One development might change this. Gassan Khatib, a Palestinian commentator, argues that "the US will only put pressure on Israel if it believes that the failure of the peace process with the Palestinians is damaging the American predominance in the Middle East as a whole. There were signs of this happening in November and December when the US could not rally its Gulf war coalition against Iraq or prevent Iran hosting a conference of Islamic leaders in Tehran."

Other than this Mr Arafat does not have too many cards to play when he sees Mr Clinton on 22 January. "We will simply ask for the existing agreements signed by Israel since 1993 to be implemented," said Nabil Shaath, the Palestinian Minister of Planning, yesterday. There is no doubt about what these accords said. The Palestinians can make some good rhetorical points about their implementation. Mr Shaath says: "Even after a military coup in the Third World the first announcement is usually that the new leaders will abide by previous agreements."

Mr Arafat is not responsible for the disparity in power between Israel and the Palestinians. "If, God forbid, there is a failure in this peace process, then all options are open," he said yesterday in Amman. But he knows his options are few. Oslo was in large part a result of the pressure on Israel by the intifada of the 2.5 million Palestinians in Gaza and the West Bank after 1987. Mr Arafat had little to do with it and there is no sign of a renewed uprising.
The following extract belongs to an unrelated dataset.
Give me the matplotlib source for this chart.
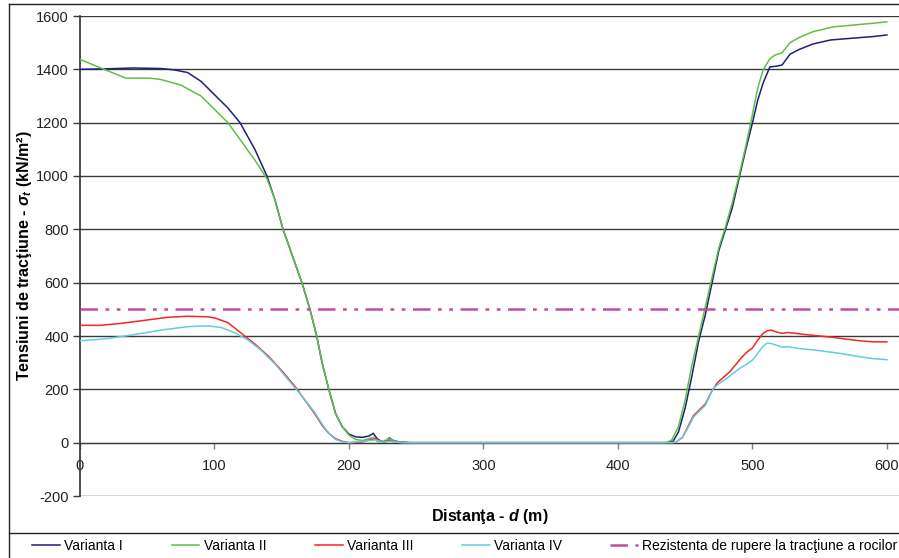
import matplotlib
matplotlib.use("Agg")
import matplotlib.pyplot as plt
from matplotlib.lines import Line2D

plt.rcParams['font.family'] = ['Liberation Sans', 'DejaVu Sans']
plt.rcParams['mathtext.fontset'] = 'custom'
plt.rcParams['mathtext.it'] = 'Liberation Sans:italic:bold'
plt.rcParams['mathtext.rm'] = 'Liberation Sans:bold'
plt.rcParams['mathtext.bf'] = 'Liberation Sans:bold'
plt.rcParams['axes.unicode_minus'] = False

# Distance (m) and tensile stress (kN/m^2) for each variant
x_I = [0, 20, 40, 60, 70, 80, 90, 100, 110, 119, 130, 139, 145, 151, 158, 165, 171, 176, 180, 185, 190, 195, 200,
       205, 210, 215, 218, 221, 224, 227, 230, 233, 237, 245, 300, 400, 437, 441, 445, 450, 455, 460, 465, 470,
       475, 480, 485, 490, 495, 500, 504, 508, 513, 518, 522, 528, 535, 545, 558, 570, 580, 590, 600]
y_I = [1400, 1402, 1405, 1403, 1398, 1388, 1355, 1305, 1255, 1200, 1100, 1000, 910, 800, 700, 600, 500, 400, 300, 200,
       110, 60, 32, 22, 20, 25, 35, 15, 5, 2, 18, 8, 3, 0, 0, 0, 0, 5, 40, 130, 250, 380, 480, 600,
       720, 800, 880, 990, 1098, 1199, 1285, 1349, 1409, 1412, 1416, 1457, 1475, 1495, 1510, 1515, 1519, 1523, 1529]

x_II = [0, 34, 52, 60, 75, 90, 100, 110, 120, 130, 139, 145, 151, 158, 165, 171, 176, 180, 185, 190, 195, 200,
        205, 210, 215, 218, 221, 224, 230, 235, 245, 300, 400, 436, 440, 445, 450, 455, 460, 465, 470, 475, 480,
        485, 490, 495, 500, 504, 508, 513, 517, 522, 528, 535, 545, 560, 575, 590, 600]
y_II = [1437, 1367, 1367, 1362, 1341, 1300, 1250, 1200, 1130, 1060, 990, 910, 800, 700, 600, 500, 400, 300, 200,
        110, 60, 28, 12, 8, 15, 20, 5, 2, 15, 4, 0, 0, 0, 0, 10, 60, 160, 290, 400, 510, 620, 730, 810,
        900, 1000, 1110, 1230, 1330, 1398, 1440, 1454, 1462, 1500, 1520, 1541, 1559, 1566, 1573, 1578]

x_III = [0, 15, 30, 50, 65, 80, 95, 100, 110, 120, 130, 140, 150, 160, 170, 175, 180, 185, 190, 195, 200,
         210, 215, 220, 225, 230, 235, 245, 300, 400, 440, 443, 448, 452, 456, 460, 465, 470, 474, 478, 483,
         488, 492, 496, 500, 504, 508, 511, 514, 518, 522, 526, 532, 540, 550, 560, 570, 580, 590, 600]
y_III = [440, 440, 447, 460, 470, 474, 472, 468, 450, 410, 370, 325, 270, 210, 140, 105, 65, 35, 15, 5, 0,
         3, 10, 15, 3, 8, 2, 0, 0, 0, 0, 2, 20, 60, 100, 120, 145, 195, 225, 243, 265,
         295, 320, 340, 355, 385, 410, 420, 422, 415, 410, 413, 410, 405, 400, 395, 388, 382, 378, 378]

x_IV = [0, 20, 40, 60, 80, 95, 105, 115, 125, 135, 145, 155, 165, 175, 180, 185, 190, 195, 200,
        215, 220, 225, 230, 240, 300, 400, 440, 443, 448, 452, 456, 460, 465, 471, 476, 482, 487, 491,
        496, 500, 504, 508, 511, 514, 518, 522, 526, 535, 550, 565, 580, 590, 600]
y_IV = [382, 390, 405, 422, 435, 438, 432, 412, 385, 345, 295, 235, 175, 110, 70, 35, 12, 3, 0,
        8, 10, 2, 5, 0, 0, 0, 0, 2, 20, 55, 95, 115, 140, 205, 224, 245, 265, 280,
        295, 310, 335, 362, 373, 372, 365, 358, 360, 353, 345, 335, 322, 315, 311]

rock_strength = 500  # tensile strength of the rock mass (kN/m^2)

labels = ['Varianta I', 'Varianta II', 'Varianta III', 'Varianta IV',
          'Rezistenta de rupere la tracţiune a rocilor']
colors = ['#1f1f7a', '#62bf45', '#f52525', '#62cde0', '#c04fa0']

y_ticks = list(range(-200, 1601, 200))
x_ticks = list(range(0, 601, 100))

W, H = 899, 558
fig = plt.figure(figsize=(W / 100, H / 100), dpi=100)
ax = fig.add_axes([80 / W, 1 - 496 / H, 1 - 80 / W, (496 - 16) / H])

series = [(x_I, y_I), (x_II, y_II), (x_III, y_III), (x_IV, y_IV)]
handles = []
for (xs, ys), c in zip(series, colors[:4]):
    h, = ax.plot(xs, ys, color=c, lw=1.1, zorder=3)
    handles.append(h)
hr = ax.axhline(rock_strength, color=colors[4], lw=1.8, dashes=(7, 3, 1.5, 3, 1.5, 3), zorder=3)
handles.append(hr)

ax.set_xlim(0, 609)
ax.set_ylim(-200, 1600)
ax.set_yticks(y_ticks)
ax.set_xticks(x_ticks)
ax.yaxis.grid(True, color='#3a3a3a', lw=1.0)
ax.set_axisbelow(True)

for s in ['top', 'right']:
    ax.spines[s].set_visible(False)
ax.spines['bottom'].set_position(('data', 0))
ax.spines['bottom'].set_color('#3a3a3a')
ax.spines['left'].set_color('#303030')
ax.spines['left'].set_linewidth(1.2)

ax.tick_params(axis='y', direction='out', length=5, width=1, color='#3a3a3a',
               labelsize=10.5, labelcolor='#222222', pad=3)
ax.tick_params(axis='x', direction='out', length=4, width=1, color='#808080',
               labelsize=10.5, labelcolor='#222222', pad=8)

ax.set_ylabel('Tensiuni de tracţiune - $\\sigma_t$ (kN/m²)', fontsize=11.5, fontweight='bold')
ax.yaxis.set_label_coords(-(80 - 34) / (W - 80), 0.5)
fig.text((80 + W) / 2 / W, 1 - 517 / H, 'Distanţa - $d$ (m)', fontsize=11.5, fontweight='bold',
         ha='center', va='center')

# Outer frame and legend separator
frame_kw = dict(color='#222222', lw=1.0, transform=fig.transFigure, clip_on=False)
fig.add_artist(Line2D([8.5 / W, 8.5 / W], [0, 1 - 4 / H], **frame_kw))
fig.add_artist(Line2D([8.5 / W, 1], [1 - 4 / H, 1 - 4 / H], **frame_kw))
fig.add_artist(Line2D([8.5 / W, 1], [1 - 533 / H, 1 - 533 / H], **frame_kw))

fig.legend(handles, labels, loc='center', bbox_to_anchor=(465 / W, 1 - 546 / H), ncol=5,
           frameon=False, fontsize=10, handlelength=2.0, handletextpad=0.3, columnspacing=3.5,
           borderpad=0, borderaxespad=0)

fig.savefig('out.png', dpi=100)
Since he returned from Tunisia in 1994, Mr Arafat has marginalised the local leadership and rules largely through his security police. He ignores the Palestinian parliament. He shows little interest in the 3.5 million- strong Palestinian diaspora where he was once based. Mr Khatib says that, in practice, Mr Arafat's Palestinians Authority will not allow any civil resistance to Israel because "this would threaten their narrow interests and the privileges granted them by Israel".

Both the US and the Palestinians hope that Mr Netanyahu's government will split between supporters and opponents of Oslo. This may happen. But the Israeli leader is adept at delaying tactics. He knows also that Washington does not want a confrontation. The opposition Labour party is weak. Some 30,000 opponents of Oslo gathered this week in the square where Yitzhak Rabin, then prime minister, was assassinated in 1995. "The people of Israel live," shouted one of their leaders. "Oslo is dead."